God’s Passion to Be Known
This truth comes to us with massive implications for how we live our lives and do our ministry. God is passionately committed to making himself known as glorious above all other glories in the universe — all other competing glories in your life and on your campus.
If it has been clear that God is who he is, and if it has been clear that God reveals himself with a personal name, not just a title, and if it is clear that this God is glorious, it is crystal clear that God is passionate to be known as the glorious personal Yahweh that he is. The dominance of this point in the story of the Exodus is unmistakable.
• Exodus 6:7, “You shall know that I am Yahweh your God, who has brought you out from under the burdens of the Egyptians.”
• Exodus 7:5, “The Egyptians shall know that I am Yahweh, when I stretch out my hand against Egypt and bring out the people of Israel from among them.”
• Exodus 7:17, “By this you shall know that I am Yahweh. . . . I will strike the water that is in the Nile, and it shall turn into blood.”
• Exodus 8:10, “That you may know that there is no one like Yahweh our God.”
• Exodus 8:22, “No swarms of flies shall be in Goshen, that you may know that I am Yahweh in the midst of the earth.”
• Exodus 9:16, “For this purpose I have raised you up, Pharaoh, to show you my power, so that my name may be proclaimed in all the earth.”
• Exodus 9:29, “There will be no more hail, so that you may know that the earth is Yahweh’s.”
• Exodus 10:2, “Tell in the hearing of your son and of your grandson what signs I have done among the Egyptians, that you may know that I am Yahweh.”
• Exodus 14:4, “I will get glory over Pharaoh and all his host, and the Egyptians shall know that I am Yahweh.”
• Exodus 14:18, “The Egyptians shall know that I am Yahweh, when I have gotten glory over Pharaoh.”
God has revealed himself to us as a God who is passionate to make known the glory of his name — not the pronunciation of it, as if this were magic, but the reality of it — the God who absolutely is, the God who is personal and the God who is supremely glorious.
And he has never ceased to be this God with this passion. This God of the Exodus is worshipped and celebrated in the Psalms. Psalm 106:7–8,
Our fathers, when they were in Egypt, . . . rebelled at the Red Sea. Yet God saved them for his name’s sake, that he might make known his mighty power.
This God of the Exodus is worshipped and celebrated in the prophets.
Isaiah 63:11–12, “Where is he who caused his glorious arm to go at the right hand of Moses, who divided the waters before them to make for himself an everlasting name?”

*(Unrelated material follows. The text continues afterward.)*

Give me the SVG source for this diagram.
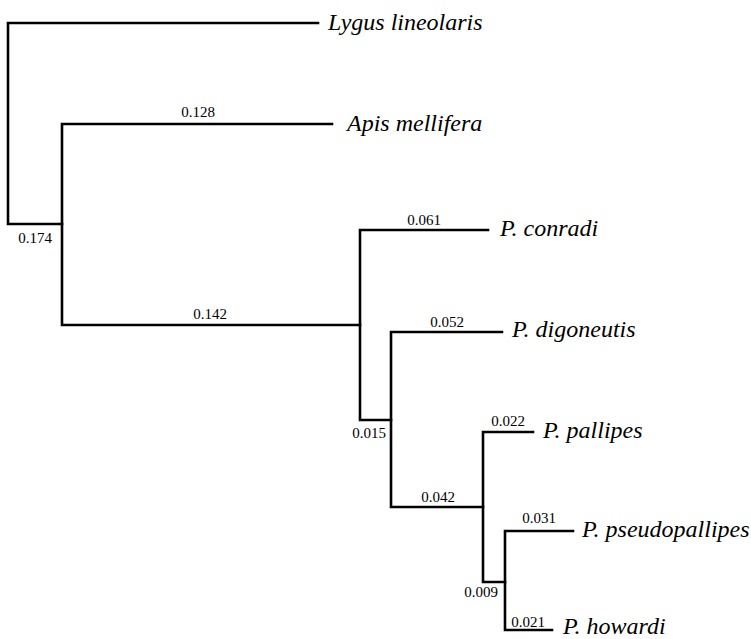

Hosea 13:4, “I am Yahweh your God from the land of Egypt; you know no God but me, and besides me there is no savior.”
Ezekiel 20:5, 9, I made myself known to them in the land of Egypt; I swore to them, saying, I am Yahweh your God. . . . I acted for the sake of my name, that it should not be profaned in the sight of the nations among whom they lived, in whose sight I made myself known to them in bringing them out of the land of Egypt.
And the God of the Exodus has come into history in the person of Jesus Christ our Lord. That’s why the baby fled to Egypt — so that Hosea’s prophecy would be fulfilled, as Matthew put it in Matthew 2:15, “This was to fulfill what the Lord had spoken by the prophet, “Out of Egypt I called my son.”
So this Jesus fulfills the destiny of his people as the new Israel, and the new Passover (1 Corinthians 5:7), and the new Deliverer who would make a new Exodus for his people out of the bondage of sin, just as we see on the mount of transfiguration in Luke 9:30–31, “Moses and Elijah, who appeared in glory spoke of his exodus, which he was about to accomplish at Jerusalem.”
And when he came to that night in Jerusalem, he was in great distress, and in his crying out to God he reveals to us that the original passion of the exodus has never changed: God the Son and God the Father are unwaveringly passionate for making known the glory of God. John 12:27–28:
“Now is my soul troubled. And what shall I say? ‘Father, save me from this hour’? But for this purpose I have come to this hour. Father, glorify your name.” Then a voice came from heaven: “I have glorified it, and I will glorify it again.”
And everyone of us who has been delivered from bondage through what happened on the cross the next morning, know that we owe our life to the passion of Jesus for the glory of the name of God. Which is why 1 John 2:12 says, “Your sins are forgiven for his name’s sake.”
God Glorifies God in Everything
God the Father and God the Son covenanted together to bring God’s people out of the Egypt of sin and slavery into the freedom and everlasting glory of sonship for the very same reason that God brought Israel out of Egypt — that he might get glory over sin and Satan and Hell and all the principalities and powers that brought Jesus to the cross and all the world systems that rise up against his people—that he might get glory over them and all the world might know that Jesus, the crucified and risen one, is Yahweh, the glorious personal God who is.
This is what God is calling you into. The reason you should glorify God in everything is that God glorifies God in everything — that Jesus glorified God in everything.
Therefore, whether you eat or drink, or whether you pour your life out to build laborers on the campus for the lost world, or whatever you do — in everything you do — do all to the glory of God (1 Corinthians 10:31).